Ao mesmo tempo, a Sega corria o risco de perder US$ 1,7 milhão, gasto com a licença para desenvolvimento de um jogo baseado no jogador de futebol americano Joe Montana. Considerando que o jogo corria risco de não sair devido problemas de produção, a tramoia da EA com a engenharia reversa do Mega Drive e o fato de que eles próprios estavam desenvolvendo seu próprio jogo de futebol americano, John Madden Football, o presidente da Sega, Tom Kalinske, propôs um acordo: não processar a EA por quebra de patente caso ela tomasse para si o desenvolvimento de Joe Montana Football, usando a engine proprietária de John Madden Football. O então presidente da EA, Trip Hawkins, aceitou a proposta, mas fez de tudo para que Joe Montana não fosse superior à John Madden Football, uma vez que ambos os jogos estavam sob seu controle. Ainda assim, o jogo de Joe Montana acabou superando o “rival” nas vendas.

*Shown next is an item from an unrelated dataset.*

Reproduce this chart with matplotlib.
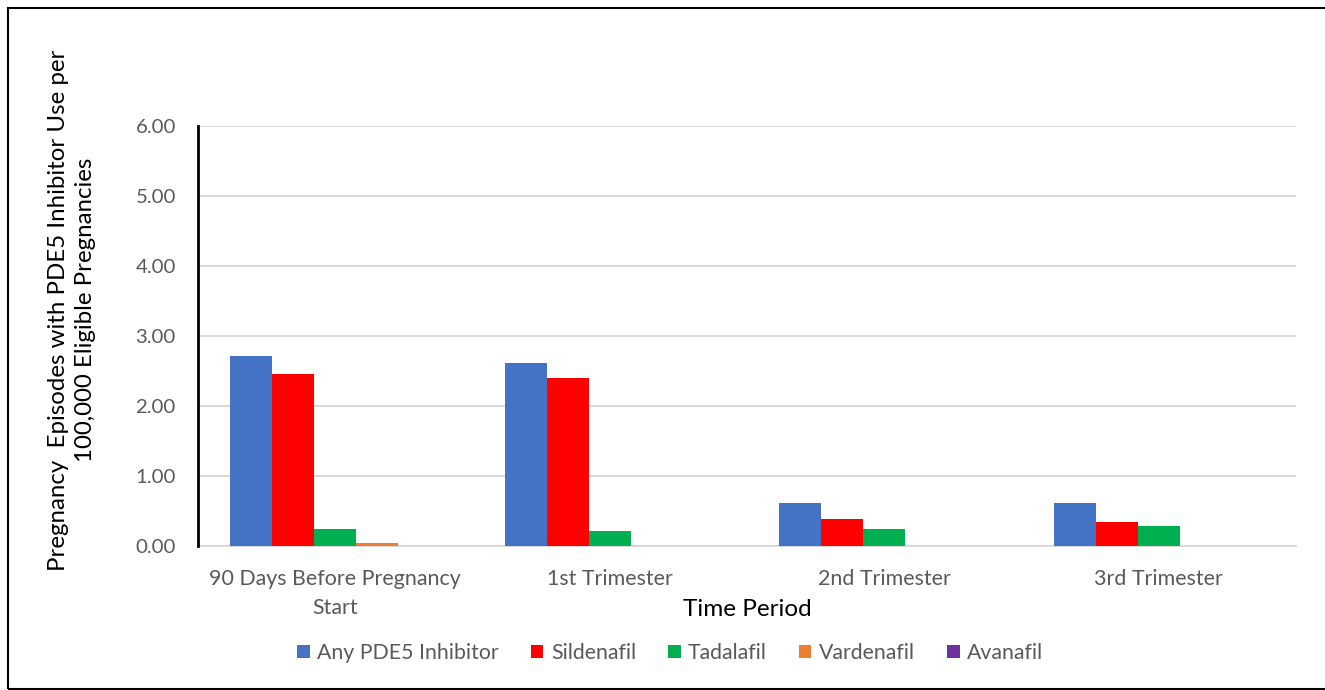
import numpy as np
import matplotlib.pyplot as plt
from matplotlib.patches import Rectangle

# data
periods = ['90 Days Before Pregnancy\nStart', '1st Trimester', '2nd Trimester', '3rd Trimester']
series_names = ['Any PDE5 Inhibitor', 'Sildenafil', 'Tadalafil', 'Vardenafil', 'Avanafil']
any_pde5 = [2.71, 2.61, 0.62, 0.62]
sildenafil = [2.46, 2.40, 0.39, 0.35]
tadalafil = [0.24, 0.21, 0.24, 0.29]
vardenafil = [0.04, 0.0, 0.0, 0.0]
avanafil = [0.0, 0.0, 0.0, 0.0]
colors = ['#4472C4', '#FF0000', '#00B050', '#ED7D31', '#7030A0']
yticks = [0, 1, 2, 3, 4, 5, 6]

plt.rcParams['font.family'] = ['Lato', 'DejaVu Sans']
grey = '#595959'

fig = plt.figure(figsize=(13.25, 6.9), dpi=100)
ax = fig.add_axes([198 / 1325, 1 - 546 / 690, (1296 - 198) / 1325, 420 / 690])

x = np.arange(len(periods))
width = 0.153
all_series = [any_pde5, sildenafil, tadalafil, vardenafil, avanafil]
for i, (vals, name) in enumerate(zip(all_series, series_names)):
    ax.bar(x + (i - 2) * width, vals, width, color=colors[i], label=name, zorder=3)

ax.set_xlim(-0.5, len(periods) - 0.5)
ax.set_ylim(0, 6)
ax.set_yticks(yticks)
ax.set_yticklabels([f'{v:.2f}' for v in yticks])
ax.set_xticks(x)
ax.set_xticklabels(periods, linespacing=1.55)
ax.tick_params(axis='both', length=0, labelcolor=grey)
ax.tick_params(axis='y', pad=16, labelsize=14.7)
ax.tick_params(axis='x', pad=16.5, labelsize=15.4)

ax.grid(axis='y', color='#D9D9D9', linewidth=1.5, zorder=0)
for s in ['top', 'right']:
    ax.spines[s].set_visible(False)
ax.spines['bottom'].set_color('#D9D9D9')
ax.spines['bottom'].set_linewidth(1.5)
ax.spines['left'].set_color('black')
ax.spines['left'].set_linewidth(2)
ax.spines['left'].set_zorder(4)

fig.text(747 / 1325, 1 - 610 / 690, 'Time Period', ha='center', va='center',
         fontsize=17.5, color='black')
fig.text(72 / 1325, 1 - 310 / 690,
         'Pregnancy  Episodes with PDE5 Inhibitor Use per\n100,000 Eligible Pregnancies',
         rotation=90, ha='center', va='center', fontsize=17.3, color='black',
         multialignment='center', linespacing=1.4)

ax.legend(loc='center', bbox_to_anchor=(670 / 1325, 1 - 653 / 690), bbox_transform=fig.transFigure,
          ncol=5, frameon=False, fontsize=15.3, labelcolor=grey, handlelength=0.6, handleheight=0.6,
          handletextpad=0.35, columnspacing=1.5)

# outer chart border
fig.patches.append(Rectangle((8 / 1325, 1 / 690), 1.2, 1 - 9 / 690, transform=fig.transFigure,
                             fill=False, edgecolor='black', linewidth=1.5))

fig.savefig('out.png', dpi=100)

11. A Sega tentou “nocautear” a Nintendo por tabela no boxe
Quando o James “Buster” Douglas inesperadamente nocauteou o veterano Mike Tyson, que nos EUA havia estrelado Punch-Out!!, da Nintendo, a Sega viu uma oportunidade de atacar sua principal concorrente. Rapidamente, negociou com a Taito uma versão de seu jogo de boxe Final Blow para o Mega Drive, e com modificações mínimas, inseriu Buster Douglas no jogo, planejando seu lançamento para pouco depois da histórica disputa entre os pesos-pesados. Era claramente uma jogada de marketing, uma tentativa da Sega se apropriar do nocaute, associando sua imagem à do “azarão” (a Sega), que de surpresa derrotou o “gigante” (a Nintendo). Tirando o fato do jogo ser uma porcaria, ainda que visualmente impressionante para a época, a tática teria sido boa, se não fosse por um único detalhe: pouco antes do jogo chegar às lojas, um Buster Douglas desajeitado e claramente acima do peso foi humilhantemente derrotado por Evander Holyfield.
12. Como a Sega convenceu o Walmart a vender o Mega Drive
No início dos anos 90, o poder da Nintendo sobre o mercado de games era tão grande que seu controle se estendia até as grandes redes varejistas, que pressionadas pela companhia, eram impedidas de vender consoles concorrentes. Em resposta a isso, a Sega transformou Bentonville, em Arkansas, onde ficava localizada a sede do Walmart, na Segaville, recheando a cidade de propadandas do Genesis e seus jogos e instalando um arcade no qual os jogadores podiam experimentar gratuitamente as melhores novidades da companhia. Em conjunto com uma campanha publicitária agressiva, a ideia era fazer com que as pessoas se direcionassem ao Walmart para comprar o console e seus jogos, indiretamente pressionando a rede a disponibilizá-los para compra – o que, eventualmente, acabou acontecendo.